PROMPT
Every line below that mentions the word "this" should be copied out.
───
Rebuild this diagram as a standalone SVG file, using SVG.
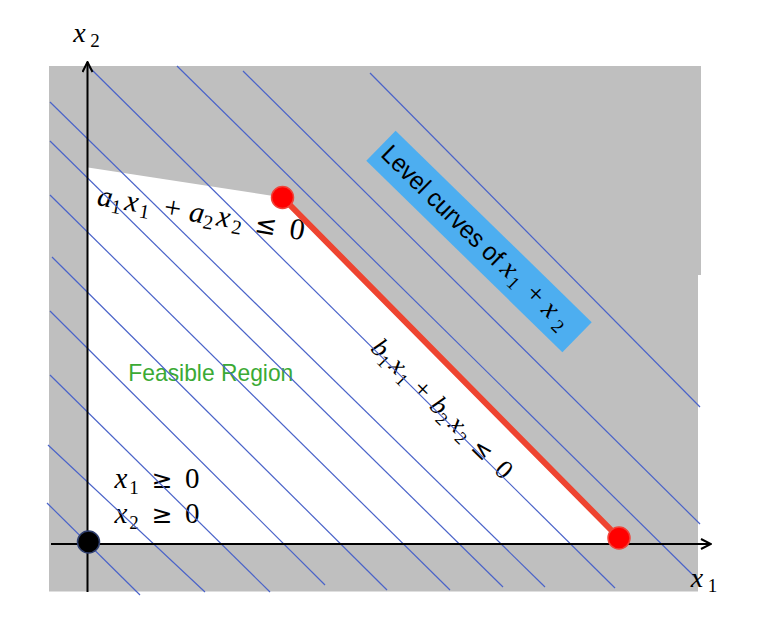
<svg xmlns="http://www.w3.org/2000/svg" width="779" height="624" viewBox="0 0 779 624">
  <defs>
    <marker id="arrow" viewBox="0 0 12 12" refX="11" refY="6" markerWidth="12" markerHeight="12" markerUnits="userSpaceOnUse" orient="auto">
      <path d="M1,1 L11,6 L1,11" fill="none" stroke="#000" stroke-width="2"/>
    </marker>
    <style>
      .lvl { stroke: #4A63C9; stroke-width: 1.2; fill: none; }
      .axis { stroke: #000; stroke-width: 2; fill: none; }
      .math { font-family: "Liberation Serif", "DejaVu Serif", serif; fill: #000; text-anchor: middle; }
      .it { font-style: italic; }
      .rel { font-family: "DejaVu Sans", sans-serif; }
      .sans { font-family: "Liberation Sans", Arial, sans-serif; }
      .reddot { fill: #FF0000; stroke: #F0443A; stroke-width: 1.5; }
    </style>
  </defs>

  <rect width="779" height="624" fill="#FFFFFF"/>

  <g id="background">
    <rect x="49" y="66" width="652" height="209" fill="#BFBFBF"/>
    <rect x="49" y="274" width="649" height="317.5" fill="#BFBFBF"/>
  </g>

  <g id="feasible-region">
    <polygon points="88,167.5 283,197.5 619,538 619,544 88,544" fill="#FFFFFF"/>
  </g>

  <g id="feasible-label">
    <text class="sans" x="128.3" y="380.7" font-size="24" fill="#3BAA35" textLength="165" lengthAdjust="spacingAndGlyphs">Feasible Region</text>
  </g>

  <g id="constraint-a-label" transform="translate(100,205.7) rotate(9.65)">
    <text class="math" font-size="30">
      <tspan class="it" x="7.5" y="0">a</tspan>
      <tspan x="19.8" y="5" font-size="20">1</tspan>
      <tspan class="it" x="34.6" y="0">x</tspan>
      <tspan x="48.4" y="5" font-size="20">1</tspan>
      <tspan x="75.8" y="0">+</tspan>
      <tspan class="it" x="100.5" y="0">a</tspan>
      <tspan x="113" y="5" font-size="20">2</tspan>
      <tspan class="it" x="127.6" y="0">x</tspan>
      <tspan x="142" y="5" font-size="20">2</tspan>
      <tspan class="rel" x="170.6" y="0" font-size="26">≤</tspan>
      <tspan x="198.5" y="0">0</tspan>
    </text>
  </g>

  <g id="constraint-b-label" transform="translate(371.8,351.6) rotate(44.6)">
    <text class="math" font-size="27">
      <tspan class="it" x="7" y="0">b</tspan>
      <tspan x="18.5" y="5" font-size="18">1</tspan>
      <tspan class="it" x="32" y="0">x</tspan>
      <tspan x="44.5" y="5" font-size="18">1</tspan>
      <tspan x="66" y="0">+</tspan>
      <tspan class="it" x="89.5" y="0">b</tspan>
      <tspan x="100.5" y="5" font-size="18">2</tspan>
      <tspan class="it" x="115.5" y="0">x</tspan>
      <tspan x="127.5" y="5" font-size="18">2</tspan>
      <tspan class="rel" x="151" y="0" font-size="23">≤</tspan>
      <tspan x="177" y="0">0</tspan>
    </text>
  </g>

  <g id="nonneg-label">
    <text class="math" font-size="29">
      <tspan class="it" x="124.5" y="488">x</tspan>
      <tspan x="137.5" y="494" font-size="19">1</tspan>
      <tspan class="rel" x="165.8" y="488" font-size="25">≥</tspan>
      <tspan x="192.2" y="488">0</tspan>
    </text>
    <text class="math" font-size="29">
      <tspan class="it" x="124.5" y="523">x</tspan>
      <tspan x="137.5" y="529" font-size="19">2</tspan>
      <tspan class="rel" x="165.8" y="523" font-size="25">≥</tspan>
      <tspan x="192.2" y="523">0</tspan>
    </text>
  </g>

  <g id="connectors">
    <g id="level-curves">
      <line class="lvl" x1="89" y1="67" x2="615" y2="588"/>
      <line class="lvl" x1="177" y1="66" x2="697" y2="579"/>
      <line class="lvl" x1="243" y1="71" x2="700" y2="524"/>
      <line class="lvl" x1="370" y1="73" x2="700" y2="407"/>
      <line class="lvl" x1="50" y1="102" x2="545" y2="587"/>
      <line class="lvl" x1="50" y1="141" x2="503" y2="587"/>
      <line class="lvl" x1="50" y1="195" x2="450" y2="590"/>
      <line class="lvl" x1="52" y1="257" x2="387" y2="590"/>
      <line class="lvl" x1="50" y1="311" x2="325" y2="585"/>
      <line class="lvl" x1="50" y1="375" x2="270" y2="592"/>
      <line class="lvl" x1="48" y1="445" x2="205" y2="592"/>
      <line class="lvl" x1="47" y1="503" x2="140" y2="595"/>
    </g>
    <g id="axes">
      <line class="axis" x1="87.5" y1="592" x2="87.5" y2="62" marker-end="url(#arrow)"/>
      <line class="axis" x1="51" y1="544" x2="711" y2="544" marker-end="url(#arrow)"/>
    </g>
    <line id="constraint-b" x1="283" y1="198" x2="619" y2="538" stroke="#EE4430" stroke-width="6" stroke-linecap="round"/>
  </g>

  <g id="origin">
    <circle cx="88.5" cy="542" r="11" fill="#000" stroke="#2F3F6F" stroke-width="1.5"/>
  </g>
  <g id="vertex-a">
    <circle class="reddot" cx="282.5" cy="197.5" r="11"/>
  </g>
  <g id="vertex-b">
    <circle class="reddot" cx="619" cy="538" r="11"/>
  </g>

  <g id="level-curves-label" transform="translate(479,241.5) rotate(44.3)">
    <rect x="-137" y="-21" width="274" height="42" fill="#4DAEF0"/>
    <text class="sans" x="-131" y="8" font-size="25.5" fill="#000" textLength="160" lengthAdjust="spacingAndGlyphs">Level curves of</text>
    <text class="math" font-size="28">
      <tspan class="it" x="44.4" y="7">x</tspan>
      <tspan x="57" y="12" font-size="19">1</tspan>
      <tspan x="80.9" y="7">+</tspan>
      <tspan class="it" x="102.2" y="7">x</tspan>
      <tspan x="115.5" y="12" font-size="19">2</tspan>
    </text>
  </g>

  <g id="axis-labels">
    <text class="math" font-size="28">
      <tspan class="it" x="83" y="41.5">x</tspan>
      <tspan x="95" y="46.5" font-size="19">2</tspan>
    </text>
    <text class="math" font-size="28">
      <tspan class="it" x="700.5" y="586.5">x</tspan>
      <tspan x="712.5" y="592" font-size="19">1</tspan>
    </text>
  </g>
</svg>
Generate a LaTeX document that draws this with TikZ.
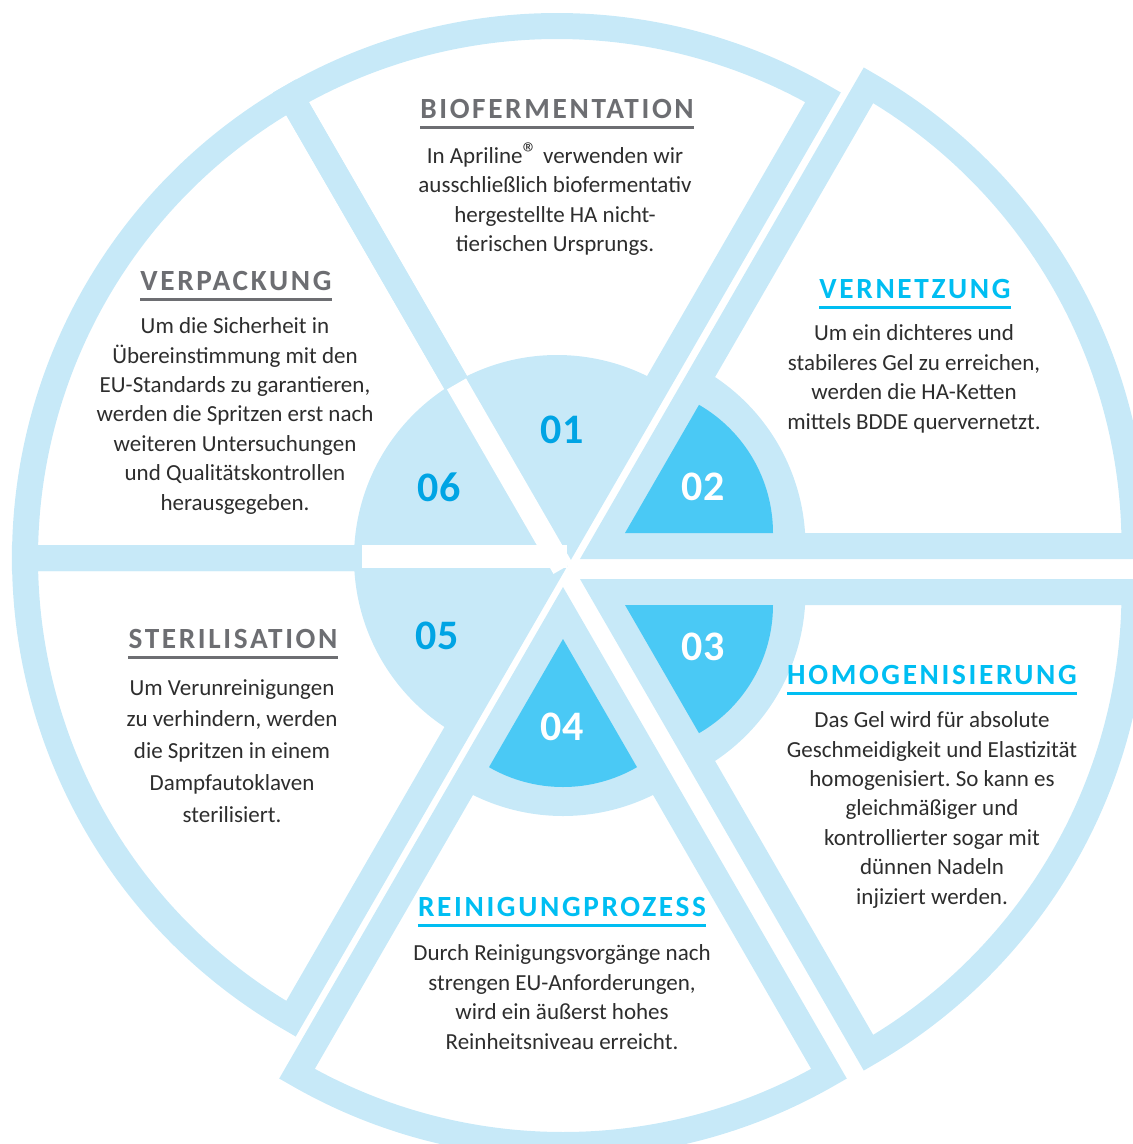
\documentclass[tikz,border=0pt]{standalone}
\usepackage{fontspec}
\setmainfont{Carlito}
\newfontfamily\hdfont[LetterSpace=9, UprightFont={* Bold}, BoldFont={* Bold}]{Carlito}
\usetikzlibrary{calc}
\definecolor{lb}{RGB}{199,233,248}
\definecolor{db}{RGB}{74,201,245}
\definecolor{nb}{RGB}{0,164,228}
\definecolor{hb}{RGB}{0,190,242}
\definecolor{hg}{RGB}{109,110,114}
\definecolor{tx}{RGB}{45,45,45}
\frenchspacing
\tikzset{
 band/.style={draw=lb, line width=26pt, line join=miter, line cap=butt},
 lite/.style={fill=lb},
 dark/.style={fill=db},
 gap/.style={fill=white},
 num/.style={font=\bfseries\fontsize{42}{42}\selectfont, inner sep=0pt},
 hd/.style={font=\hdfont\fontsize{29.3}{30}\selectfont, inner sep=0pt, anchor=base},
 body/.style={font=\fontsize{23}{29.4}\selectfont, text=tx, align=center, inner sep=0pt, anchor=base},
 rule/.style={line width=3pt}
}
\begin{document}
\begin{tikzpicture}[x=1pt,y=-1pt]
\useasboundingbox (0,0) rectangle (1133,1144);
\clip (0,0) rectangle (1133,1144);
\coordinate (O) at (557,558);
\coordinate (P2) at (602.5,546);
\coordinate (P3) at (602.5,592);
\coordinate (P4) at (563,613);
\coordinate (A2) at (625,533);
\coordinate (A3) at (625,605);
\coordinate (A4) at (563,639);
% outer bands
\draw[band] (O) -- ($(O)+(-120:532)$) arc[start angle=-120,end angle=-60,radius=532] -- (O);
\draw[band] (O) -- ($(O)+(180:532)$) arc[start angle=180,end angle=240,radius=532] -- (O);
\draw[band] (O) -- ($(O)+(120:532)$) arc[start angle=120,end angle=180,radius=532] -- (O);
\draw[band] (P2) -- ($(P2)+(-60:532)$) arc[start angle=-60,end angle=0,radius=532] -- cycle;
\draw[band] (P3) -- ($(P3)+(0:532)$) arc[start angle=0,end angle=60,radius=532] -- cycle;
\draw[band] (P4) -- ($(P4)+(60:532)$) arc[start angle=60,end angle=120,radius=532] -- cycle;
% inner light parts
\fill[lite] (O) -- ($(O)+(-120:203)$) arc[start angle=-120,end angle=-60,radius=203] -- cycle;
\fill[lite] (O) -- ($(O)+(180:203)$) arc[start angle=180,end angle=240,radius=203] -- cycle;
\fill[lite] (O) -- ($(O)+(120:203)$) arc[start angle=120,end angle=180,radius=203] -- cycle;
\fill[lite] (P2) -- ($(P2)+(-60:203)$) arc[start angle=-60,end angle=0,radius=203] -- cycle;
\fill[lite] (P3) -- ($(P3)+(0:203)$) arc[start angle=0,end angle=60,radius=203] -- cycle;
\fill[lite] (P4) -- ($(P4)+(60:203)$) arc[start angle=60,end angle=120,radius=203] -- cycle;
% dark parts
\fill[dark] (A2) -- ($(A2)+(-60:148)$) arc[start angle=-60,end angle=0,radius=148] -- cycle;
\fill[dark] (A3) -- ($(A3)+(0:148)$) arc[start angle=0,end angle=60,radius=148] -- cycle;
\fill[dark] (A4) -- ($(A4)+(60:148)$) arc[start angle=60,end angle=120,radius=148] -- cycle;
% white spokes
\fill[gap] ($(O)+(-120:-12)+(-30:11)$) -- ($(O)+(-120:201)+(-30:11)$) -- ($(O)+(-120:201)+(150:11)$) -- ($(O)+(-120:-12)+(150:11)$) -- cycle;
\fill[gap] ($(O)+(-195,-13)$) rectangle ($(O)+(10,10)$);
% numbers
\node[num, text=nb] (n1) at (562,430) {01};
\node[num, text=white] (n2) at (703,487) {02};
\node[num, text=white] (n3) at (703,647) {03};
\node[num, text=white] (n4) at (562,727) {04};
\node[num, text=nb] (n5) at (437,636) {05};
\node[num, text=nb] (n6) at (439,487) {06};
% headings
\node[hd, text=hg] (h1) at (557,118) {BIOFERMENTATION};
\node[hd, text=hb] (h2) at (915,298) {VERNETZUNG};
\node[hd, text=hb] (h3) at (932,684) {HOMOGENISIERUNG};
\node[hd, text=hb] (h4) at (562,916) {REINIGUNGPROZESS};
\node[hd, text=hg] (h5) at (233,648) {STERILISATION};
\node[hd, text=hg] (h6) at (236,290) {VERPACKUNG};
\draw[rule, hg] ([yshift=-9pt]h1.base west) -- ([yshift=-9pt]h1.base east);
\draw[rule, hb] ([yshift=-9pt]h2.base west) -- ([yshift=-9pt]h2.base east);
\draw[rule, hb] ([yshift=-9pt]h3.base west) -- ([yshift=-9pt]h3.base east);
\draw[rule, hb] ([yshift=-9pt]h4.base west) -- ([yshift=-9pt]h4.base east);
\draw[rule, hg] ([yshift=-9pt]h5.base west) -- ([yshift=-9pt]h5.base east);
\draw[rule, hg] ([yshift=-9pt]h6.base west) -- ([yshift=-9pt]h6.base east);
% body texts (anchor = baseline of last line)
\node[body] (b1) at (555,251.5) {In Apriline{\fontsize{30}{30}\selectfont ®} verwenden wir\\ausschließlich biofermentativ\\hergestellte HA nicht-\\tierischen Ursprungs.};
\node[body] (b2) at (914,429) {Um ein dichteres und\\stabileres Gel zu erreichen,\\werden die HA-Ketten\\mittels BDDE quervernetzt.};
\node[body] (b3) at (932,904) {Das Gel wird für absolute\\Geschmeidigkeit und Elastizität\\homogenisiert. So kann es\\gleichmäßiger und\\kontrollierter sogar mit\\dünnen Nadeln\\injiziert werden.};
\node[body] (b4) at (562,1049) {Durch Reinigungsvorgänge nach\\strengen EU-Anforderungen,\\wird ein äußerst hohes\\Reinheitsniveau erreicht.};
\node[body, font=\fontsize{23}{31.7}\selectfont] (b5) at (232,822) {Um Verunreinigungen\\zu verhindern, werden\\die Spritzen in einem\\Dampfautoklaven\\sterilisiert.};
\node[body] (b6) at (235,510) {Um die Sicherheit in\\Übereinstimmung mit den\\EU-Standards zu garantieren,\\werden die Spritzen erst nach\\weiteren Untersuchungen\\und Qualitätskontrollen\\herausgegeben.};
\end{tikzpicture}
\end{document}
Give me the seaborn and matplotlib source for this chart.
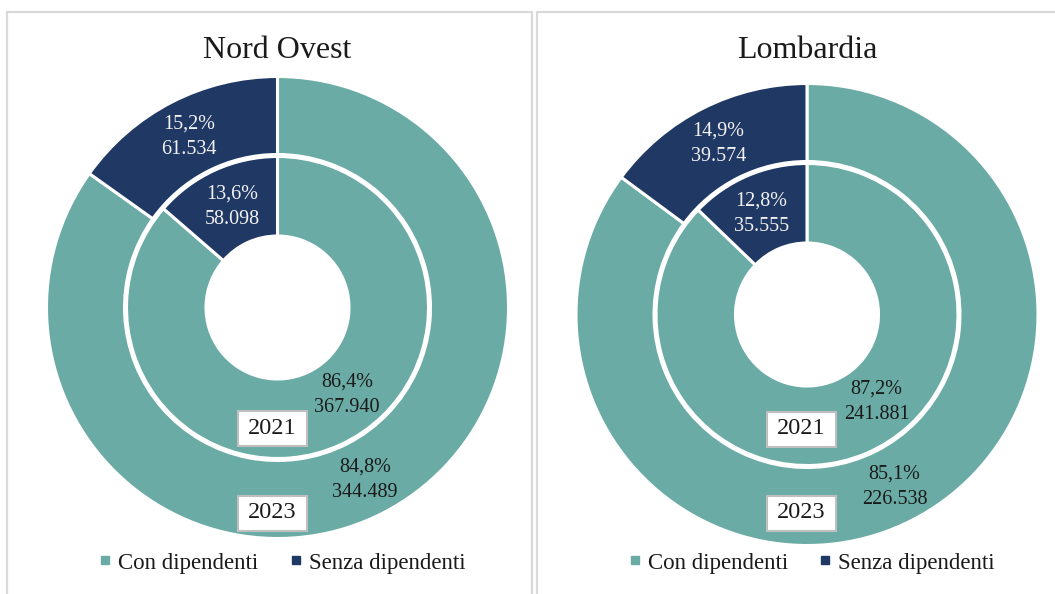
───
FULL SOLUTION
Rebuild this diagram as a standalone SVG file, using SVG.
Generate a LaTeX document that draws this with TikZ.
Give me the seaborn and matplotlib source for this chart.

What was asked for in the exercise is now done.